Davaya konu çalışmanın geçtiği işyerinin kireç fabrikası olduğu ve davacı çalışmalarının da 1.6.1986-31.12.1987; 16.10.1991-26.5.1999 tarihleri arasında kısmi olarak bildirildiği, davacının vardiya amiri olarak çalıştığı dosyadaki bilgi ve belgelerden anlaşılmaktadır. Bordro tanıklarının beyanları ve davacının itirazı üzerine imza incelemesi yaptırılan imzalı ücret bordrolarındaki bazı imzaların davacıya ait olmadığının tespit edilmesi karşısında, Dairemizin 9.12.2002 günlü Bozma ilamında belirtildiği şekilde imzalı ücret bordrosu bulunmayan veya üzerindeki imzanın davacıya ait olmadığı bilirkişi incelemesi ile saptanan ücret bordrolarının ait olduğu aylarda davacının tam ay çalıştığının tespitine karar verilmesi gerekirken yazılı şekilde hizmet tespitine ilişkin talebin tümüyle reddine karar verilmesi usul ve yasaya aykırı olup bozma nedenidir.
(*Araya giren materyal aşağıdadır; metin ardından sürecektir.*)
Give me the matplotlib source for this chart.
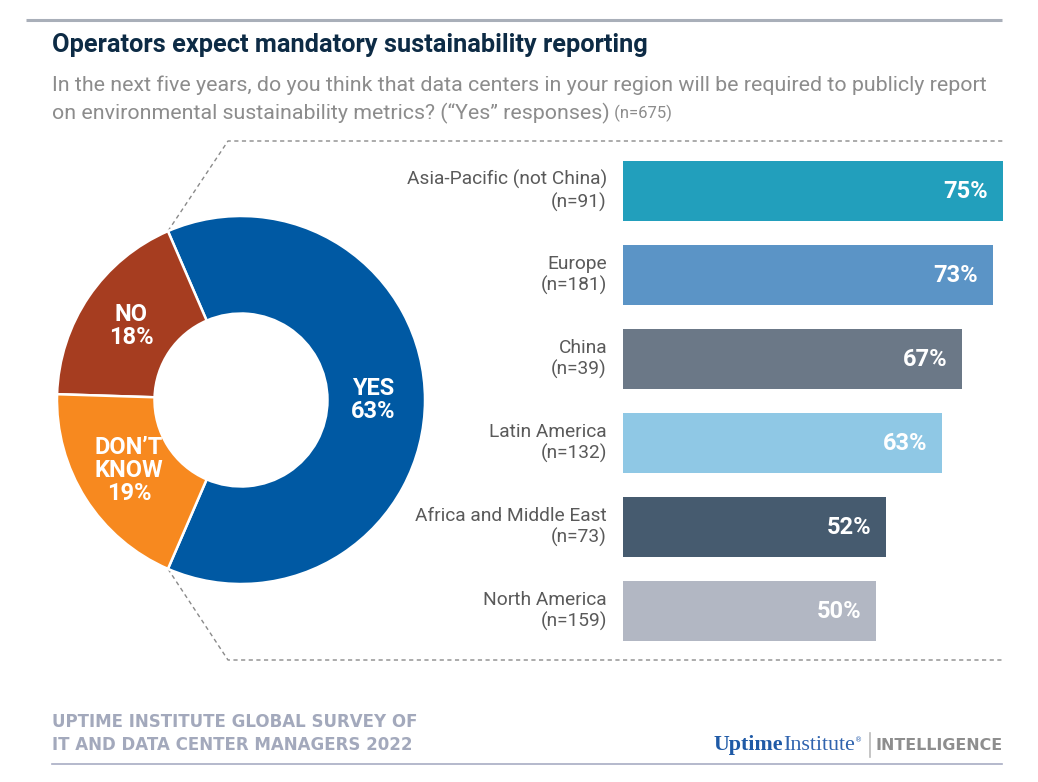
import matplotlib.pyplot as plt
import numpy as np

# ---------------- data ----------------
donut_labels = ["YES", "NO", "DON\u2019T\nKNOW"]
donut_values = [63, 18, 19]
donut_colors = ["#0059A3", "#A63D20", "#F7891F"]

regions = ["Asia-Pacific (not China)", "Europe", "China", "Latin America",
           "Africa and Middle East", "North America"]
region_n = [91, 181, 39, 132, 73, 159]
region_values = [75, 73, 67, 63, 52, 50]
bar_colors = ["#229FBC", "#5B94C6", "#6B7887", "#8FC8E5", "#465B6F", "#B2B7C3"]

title = "Operators expect mandatory sustainability reporting"
subtitle1 = "In the next five years, do you think that data centers in your region will be required to publicly report"
subtitle2 = "on environmental sustainability metrics? (\u201cYes\u201d responses)"
subtitle_n = "(n=675)"
footer1 = "UPTIME INSTITUTE GLOBAL SURVEY OF"
footer2 = "IT AND DATA CENTER MANAGERS 2022"

plt.rcParams['font.family'] = ['Roboto', 'DejaVu Sans']

W, H = 1038, 782
fig = plt.figure(figsize=(W / 100, H / 100), dpi=100)
bg = fig.add_axes([0, 0, 1, 1])
bg.set_xlim(0, W)
bg.set_ylim(H, 0)
bg.axis('off')

# header
bg.plot([26, 1002], [19.5, 19.5], color="#A9AFB9", lw=2.2, solid_capstyle='butt')
bg.text(52, 45, title, fontsize=18.3, fontweight='bold', color="#0D2B45",
        va='center', ha='left')
bg.text(52, 85, subtitle1, fontsize=15.4, color="#8C8C8C", va='center', ha='left')
t_sub2 = bg.text(52, 113, subtitle2, fontsize=15.4, color="#8C8C8C", va='center', ha='left')
bg.annotate(" " + subtitle_n, xy=(1, 0.5), xycoords=t_sub2, fontsize=12,
            color="#8C8C8C", va='center', ha='left')

# ---------------- donut ----------------
cx, cy, R = 241, 400, 184
dax = fig.add_axes([(cx - R) / W, 1 - (cy + R) / H, 2 * R / W, 2 * R / H])
start = -donut_values[0] / 100 * 360 / 2
wedges, _ = dax.pie(donut_values, colors=donut_colors, startangle=start,
                    counterclock=True, radius=1,
                    wedgeprops=dict(width=0.53, edgecolor='white', linewidth=1.8))
dax.set_xlim(-1, 1)
dax.set_ylim(-1, 1)
dax.set_aspect('auto')
dax.axis('off')

for w, lab, v in zip(wedges, donut_labels, donut_values):
    mid = np.deg2rad((w.theta1 + w.theta2) / 2)
    r = 0.72
    x, y = r * np.cos(mid), r * np.sin(mid)
    dax.text(x, y, f"{lab}\n{v}%", ha='center', va='center', color='white',
             fontsize=17, fontweight='bold', linespacing=1.0)

# dashed connectors from YES wedge edges
yes = wedges[0]
for ang, yend in ((yes.theta2, 141), (yes.theta1, 660)):
    a = np.deg2rad(ang)
    px, py = cx + R * np.cos(a), cy - R * np.sin(a)
    bg.plot([px, 228, 1003], [py, yend, yend], color="#8A8A8A", lw=1,
            ls=(0, (3, 2.5)))

# ---------------- bars ----------------
bx0, bx1 = 623, 1003
by0, by1 = 149, 653
bax = fig.add_axes([bx0 / W, 1 - by1 / H, (bx1 - bx0) / W, (by1 - by0) / H])
ypos = np.arange(len(regions))
bax.barh(ypos, region_values, height=0.714, color=bar_colors)
bax.set_xlim(0, max(region_values))
bax.set_ylim(len(regions) - 0.5, -0.5)
bax.axis('off')
for i, (name, n, v) in enumerate(zip(regions, region_n, region_values)):
    bax.annotate(f"{name}\n(n={n})", xy=(0, i), xytext=(-16, 0),
                 textcoords='offset pixels', ha='right', va='center',
                 fontsize=13.8, color="#5A5A5A", linespacing=1.25,
                 annotation_clip=False)
    bax.annotate(f"{v}%", xy=(v, i), xytext=(-15, 0), textcoords='offset pixels',
                 ha='right', va='center', fontsize=17, fontweight='bold',
                 color='white')

# ---------------- footer ----------------
bg.text(52, 722, footer1, fontsize=12, fontweight='bold', color="#A3A9BC",
        family='DejaVu Sans', va='center', ha='left')
bg.text(52, 745, footer2, fontsize=12, fontweight='bold', color="#A3A9BC",
        family='DejaVu Sans', va='center', ha='left')
bg.plot([52, 1002], [764, 764], color="#A8ADC4", lw=1.2)

t_up = bg.text(714, 745, "Uptime", fontsize=15.8, fontweight='bold',
               family='Liberation Serif', color="#1F5AA6", va='center', ha='left')
t_in = bg.annotate("Institute", xy=(1, 0), xycoords=t_up, fontsize=15.8,
                   family='Liberation Serif', color="#2F63AE", va='bottom', ha='left')
bg.annotate("\u00ae", xy=(1, 0.75), xycoords=t_in, fontsize=5,
            family='DejaVu Sans', color="#2F63AE", va='center', ha='left')
bg.plot([870, 870], [733, 757], color="#BBBBBB", lw=1.2)
bg.text(1003, 745, "INTELLIGENCE", fontsize=11.4, fontweight='bold',
        family='DejaVu Sans', color="#8E8E8E", va='center', ha='right')

fig.savefig("out.png", dpi=100)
Mahkemece, bu maddi ve hukuki olgular gözönünde tutulmaksızın yanlış değerlendirme ve eksik inceleme ile yazılı şekilde hüküm kurulması usul ve yasaya aykırı olup bozma nedenidir.
O halde, davacının bu yönleri amaçlayan temyiz itirazları kabul edilmeli ve hüküm bozulmalıdır.
SONUÇ: Hükmün yukarıda açıklanan nedenlerle BOZULMASINA, temyiz harcının istek halinde davacıya iadesine, 27.06.2007 gününde oybirliğiyle karar verildi.